Kalani Reelitz was named CFO at Compass, Inc. (NYSE: COMP), a tech-enabled real estate brokerage, effective Nov. 15. Reelitz joins Compass after nearly 20 years of experience. He served in several senior financial and business leadership roles at Cushman & Wakefield Americas, including CFO and chief operating officer. Before Cushman & Wakefield, Reelitz spent 12 years at Walgreens in roles, such as strategy and business integration, strategic finance, financial planning and analysis, and internal audit.
Michael Fortunato was promoted to CFO at BioStem Technologies Inc. (OTC PINK: BSEM), a regenerative medicine company, effectively immediately. Fortunato was previously the controller. He brings over 28 years of financial accounting, SEC reporting, M&A, and IPO experience. Fortunato spent 11 years at “Big 4” accounting firms. He spent almost seven years with the SEC’s Enforcement Division in the San Francisco regional office, where he monitored registrant compliance.

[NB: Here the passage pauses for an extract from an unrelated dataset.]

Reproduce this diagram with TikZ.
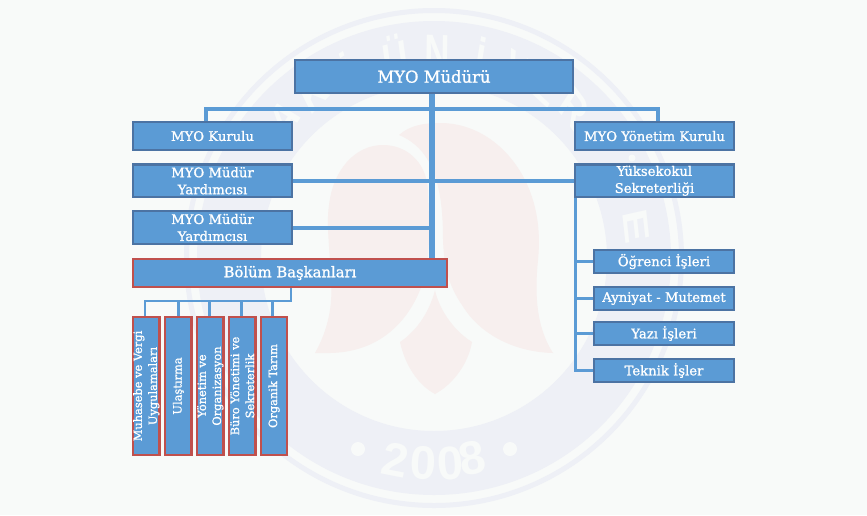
\documentclass[tikz,border=0pt]{standalone}
\usepackage{fontspec}
\setmainfont{DejaVu Serif}[FakeBold=1]
\newfontfamily\wmfont{Liberation Sans}[BoldFont={Liberation Sans Bold}]
\usepackage{tikz}
\usetikzlibrary{backgrounds}
\definecolor{pagebg}{HTML}{F8FAF9}
\definecolor{wmband}{HTML}{EEF0F6}
\definecolor{wmflame}{HTML}{F7EFEE}
\definecolor{boxfill}{HTML}{5B9BD5}
\definecolor{boxblue}{HTML}{4C73A3}
\definecolor{boxred}{HTML}{C0504D}
\begin{document}
\begin{tikzpicture}[
        x=1pt, y=-1pt,
        box/.style={draw=boxblue, fill=boxfill, line width=2.4pt, inner sep=0pt, align=center, text=white, font=\fontsize{13.2}{17}\selectfont},
        sidebox/.style={box, minimum width=159pt},
        subbox/.style={box, minimum width=140pt, minimum height=23pt},
        redbox/.style={box, draw=boxred},
        vertbox/.style={redbox, minimum width=138pt, minimum height=26.5pt, rotate=90, font=\fontsize{11.4}{15}\selectfont},
        conn/.style={draw=boxfill, line width=4pt},
        thinconn/.style={draw=boxfill, line width=2.6pt},
        wmletter/.style={text=pagebg, font=\wmfont\bfseries\fontsize{50}{50}\selectfont, xscale=0.7, inner sep=0pt},
        wmdigit/.style={text=pagebg, font=\wmfont\bfseries\fontsize{47}{47}\selectfont, inner sep=0pt}
    ]
        \useasboundingbox (0,0) rectangle (867,515);

        \node[box, minimum width=278pt, minimum height=33pt, font=\fontsize{16.4}{17}\selectfont] (mudur) at (434,76.5) {MYO Müdürü};
        \node[sidebox, minimum height=28pt]   (kurul)  at (212.5,136)    {MYO Kurulu};
        \node[sidebox, minimum height=32.5pt] (yard1)  at (212.5,180.75) {MYO Müdür\\Yardımcısı};
        \node[sidebox, minimum height=33pt]   (yard2)  at (212.5,227.5)  {MYO Müdür\\Yardımcısı};
        \node[sidebox, minimum height=28pt]   (yonet)  at (654.5,136)    {MYO Yönetim Kurulu};
        \node[sidebox, minimum height=32.5pt] (sekr)   at (654.5,180.75) {Yüksekokul\\Sekreterliği};
        \node[redbox, minimum width=314pt, minimum height=28pt, font=\fontsize{14.8}{17}\selectfont] (bolum) at (290,273) {Bölüm Başkanları};

        \node[subbox] (ogr)  at (664,261.5) {Öğrenci İşleri};
        \node[subbox] (ayn)  at (664,298.5) {Ayniyat - Mutemet};
        \node[subbox] (yazi) at (664,333.5) {Yazı İşleri};
        \node[subbox] (tek)  at (664,370.5) {Teknik İşler};

        \node[vertbox] (muh) at (146.3,386) {Muhasebe  ve Vergi\\Uygulamaları};
        \node[vertbox] (ula) at (178.3,386) {Ulaştırma};
        \node[vertbox] (org) at (210.3,386) {Yönetim ve\\Organizasyon};
        \node[vertbox] (bur) at (242.3,386) {Büro Yönetimi ve\\Sekreterlik};
        \node[vertbox] (tar) at (274,386)   {Organik Tarım};

        \coordinate (t1) at (432,94);
        \coordinate (k1) at (206,121);
        \coordinate (y1) at (658,121);
        \coordinate (b1) at (291,288);
        \coordinate (s1) at (575.5,198);

        \begin{scope}[on background layer]
            % watermark
            \fill[pagebg] (0,0) rectangle (867,515);
            \draw[wmband, line width=5pt]  (434,258) circle[radius=247.5];
            \draw[wmband, line width=64pt] (434,258) circle[radius=205];
            \foreach \l/\a in {Ü/-11, N/1, İ/13, V/24, E/33, R/43, E/81, İ/-25, K/-36, A/-47}
                \node[wmletter, rotate=-\a] (wm\a) at ({434+205*sin(\a)},{258-205*cos(\a)}) {\l};
            \fill[pagebg] (632,158) circle[radius=3.5];
            \foreach \l/\px/\py/\r in {2/395/460/-11, 0/423/463/-3, 0/450/463/4, 8/472/458/11}
                \node[wmdigit, rotate=\r] (dg\px) at (\px,\py) {\l};
            \fill[pagebg] (358,449) circle[radius=7];
            \fill[pagebg] (510,449) circle[radius=7];
            \fill[wmflame] (315,353) .. controls (328,330) and (333,305) .. (331,280)
                .. controls (330,250) and (326,225) .. (329,205)
                .. controls (333,170) and (355,145) .. (383,145)
                .. controls (405,145) and (426,160) .. (428,190)
                .. controls (430,240) and (430,265) .. (420,290)
                .. controls (410,315) and (385,352) .. (330,353) -- cycle;
            \fill[wmflame] (399,135) .. controls (410,125) and (425,123) .. (440,123)
                .. controls (480,123) and (510,150) .. (525,180)
                .. controls (540,210) and (540,240) .. (538,260)
                .. controls (535,290) and (535,325) .. (553,353)
                .. controls (515,352) and (480,335) .. (462,305)
                .. controls (448,285) and (444,265) .. (443,240)
                .. controls (443,190) and (435,150) .. (399,135) -- cycle;
            \fill[wmflame] (435,290) .. controls (438,305) and (450,328) .. (472,342)
                .. controls (468,365) and (452,385) .. (435,394)
                .. controls (418,385) and (405,365) .. (400,342)
                .. controls (418,330) and (430,310) .. (435,290) -- cycle;

            % connectors
            \draw[conn, line width=5.5pt] (t1) -- (t1 |- bolum.north);
            \draw[conn] (k1) -- ++(0,-12) -| (y1);
            \draw[conn] (yard1.east) -- (sekr.west);
            \draw[conn] (yard2.east) -- (yard2.east -| t1);

            \draw[thinconn] (b1) -- ++(0,13) coordinate (b2) -| (145,316);
            \draw[thinconn] (b2 -| ula.east) -- (ula.east);
            \draw[thinconn] (b2 -| 209.3,0) -- (209.3,316);
            \draw[thinconn] (b2 -| 241.3,0) -- (241.3,316);
            \draw[thinconn] (b2 -| 272.7,0) -- (272.7,316);

            \draw[conn, line width=3.5pt] (s1) -- (s1 |- tek.west) -- (tek.west);
            \draw[conn, line width=3pt] (s1 |- ogr.west) -- (ogr.west);
            \draw[conn, line width=3pt] (s1 |- ayn.west) -- (ayn.west);
            \draw[conn, line width=3pt] (s1 |- yazi.west) -- (yazi.west);
        \end{scope}
    \end{tikzpicture}
\end{document}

“I like to keep people wondering. No one knows exactly when or what I’ll do next, but my neighbors have come to expect this sort of stuff from me."
—Ace Rogers, a 47-year-old resident of La Jolla, Calif., spoke with Fortune about installing a high-end Halloween experience in his front yard for $50,000. The theme of Rogers’ display this year is “The Aspen Family,” named in honor of his three-legged rescue dog, Aspen, and inspired by the 1960s TV series, The Addams Family.